The Wisdom of James Madison

JAMES Madison, “the father of the Constitution,” deserves to be remembered, since no one had a greater hand in constructing and interpreting what was, at least once, the highest law of the land. His understanding is especially important today, given how far we have moved away from the very limited government the Constitution authorized. Instead, we have moved toward a government whose checks and balances have largely become a contest for power won by whichever branch oversteps its authority the furthest, with citizens the only clear and permanent losers.

All Americans could profit by heeding what James Madison had to say about the role the Constitution actually authorized for the federal government.

Justice is the end of government. It is the end of civil society. In a just and free government … the rights both of property and of persons ought to be effectually guarded. The diversity in the faculties of men, from which the rights of property originate … The protection of these faculties is the first object of government.

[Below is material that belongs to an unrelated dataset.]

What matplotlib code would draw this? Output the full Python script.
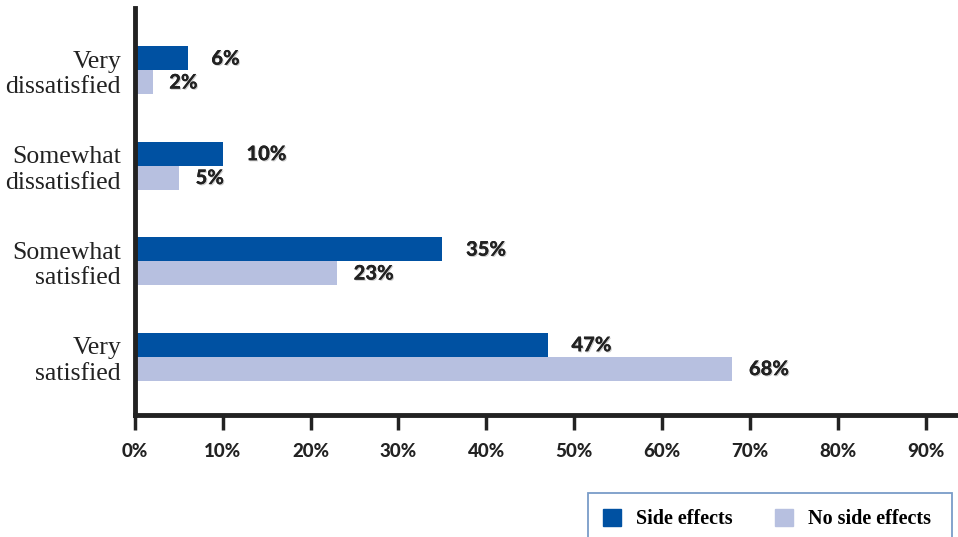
import matplotlib.pyplot as plt
import matplotlib.patheffects as pe
import numpy as np
from matplotlib.patches import Patch, Rectangle

categories = ["Very\nsatisfied", "Somewhat\nsatisfied", "Somewhat\ndissatisfied", "Very\ndissatisfied"]
side_effects = [47, 35, 10, 6]
no_side_effects = [68, 23, 5, 2]
xticks = [0, 10, 20, 30, 40, 50, 60, 70, 80, 90]

dark = "#0051a2"
light = "#b7c0e0"

fig = plt.figure(figsize=(9.58, 5.37), dpi=100)
ax = fig.add_axes([0.1409, 0.2272, 0.8591, 0.7578])

y = np.arange(len(categories))
h = 0.25
ax.barh(y + h / 2, side_effects, height=h, color=dark)
ax.barh(y - h / 2, no_side_effects, height=h, color=light)

shadow = [pe.withSimplePatchShadow(offset=(0.8, -0.8), shadow_rgbFace="#999999", alpha=0.5), pe.Normal()]
lab = dict(fontfamily="Lato", fontweight=900, fontsize=14.5, color="#222222", va="center",
           path_effects=shadow)
for yi, v in zip(y, side_effects):
    ax.annotate(f"{v}%", (v, yi + h / 2), xytext=(17, 0), textcoords="offset points", **lab)
for yi, v in zip(y, no_side_effects):
    ax.annotate(f"{v}%", (v, yi - h / 2), xytext=(12, 0), textcoords="offset points", **lab)

ax.set_xlim(0, 93.7)
ax.set_ylim(-0.61, 3.65)
ax.set_xticks(xticks)
ax.set_xticklabels([f"{t}%" for t in xticks], fontfamily="Lato", fontweight=900, fontsize=13.5,
                   color="#222222")
ax.set_yticks(y)
ax.set_yticklabels(categories, fontfamily="Liberation Serif", fontsize=18.5, color="#222222",
                   linespacing=1.2)
ax.tick_params(axis="x", length=11, width=2.5, pad=9, color="#222222")
ax.tick_params(axis="y", length=0, pad=10)

for s in ["top", "right"]:
    ax.spines[s].set_visible(False)
for s in ["left", "bottom"]:
    ax.spines[s].set_linewidth(3.5)
    ax.spines[s].set_color("#222222")

# legend box, open at the bottom edge of the figure
fig.patches.append(Rectangle((588 / 958, -0.05), (952 - 588) / 958, 0.05 + 44 / 537,
                             transform=fig.transFigure, fill=False, edgecolor="#7a9cc8",
                             linewidth=1.3))
handles = [Patch(color=dark, label="Side effects"), Patch(color=light, label="No side effects")]
fig.legend(handles=handles, loc="center left", bbox_to_anchor=(603 / 958, 1 - 519 / 537),
           ncol=2, frameon=False, borderpad=0, borderaxespad=0,
           handlelength=0.9, handleheight=0.9, handletextpad=0.75, columnspacing=2.1,
           prop={"family": "Liberation Serif", "weight": "bold", "size": 14.5})

fig.savefig("out.png", dpi=100)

Government is instituted and ought to be exercised for the benefit of the people; which consists in the enjoyment of life and liberty, with the right of acquiring and using property, and generally of pursuing and obtaining happiness and safety.

It has been said that all Government is an evil. It would be more proper to say that the necessity of Government is a misfortune. Hitherto charters have been written grants of privileges by Governments to the people. Here they are written grants of power by the people to their Governments.

The people of the United States enjoy the great merit of having established a system of Government on the basis of human rights … with the best security for public order and individual liberty.

Extinguish from the bosom of every member of the community any apprehensions that there are those among his countrymen who wish to deprive them of the liberty for which they valiantly fought and honorably bled.

The powers of the federal government are enumerated; it can only operate in certain cases; it has legislative powers on defined and limited objects, beyond which it cannot extend its jurisdiction.

[The Constitution] may be one means to control the majority from those acts to which they might be otherwise inclined. I am dogmatically attached to the Constitution in every clause, syllable, and letter.

Laws are unconstitutional which infringe on the rights of the community … it is proper that every government should be disarmed of powers which trench upon those particular rights. The present charges of usurpations and abuses of power are not that they are measures of the Government violating the will of the constituents … but that they are measures of a majority of the constituents themselves, oppressing the minority through the forms of the government.

There is no maxim, in my opinion, which is more liable to be misapplied, and which therefore, needs more elucidation than … that the interest of the majority is the political standard of right and wrong … nothing can be more false … it would be the interest of the majority in every community to despoil and enslave the minority of individuals.… In fact, it is only reestablishing, under another name and a more specious form, force as the measure of right.

The legitimate meanings of [the Constitution] must be derived from the text itself. The real measure of the powers meant to be granted to Congress by the Constitution is to be sought in the specifications … not … with a latitude that, under the name or means for carrying into execution a limited Government, would transform it into a Government without limits.

The meaning collected from the general scope, and from a collation of the several parts … ought not to be affected by a particular word or phrase not irreconcilable with all the rest, and not made more precise, because no danger of their being misunderstood was thought of.

With respect to the words, “general welfare,” I have always regarded them as qualified by the details of power connected with them. To take them in a literal and unlimited sense would be a metamorphosis of the Constitution… not contemplated by the creators.

I cannot … lay my finger on that article of the Constitution which granted a right to Congress of expending, on objects of benevolence, the money of their constituents. If Congress can do whatever in their discretion can be done by money … the Government is no longer a limited one, possessing enumerated powers. If Congress can employ money indefinitely … the powers of Congress would subvert the very foundation, the very nature of the limited government established by the people of America.

As far as laws are necessary to mark with precision the duties of those who are to obey them, and to take from those who are to administer them a discretion which might be abused, their number is the price of liberty. As far as laws exceed this limit they are a nuisance; a nuisance of the most pestilent kind.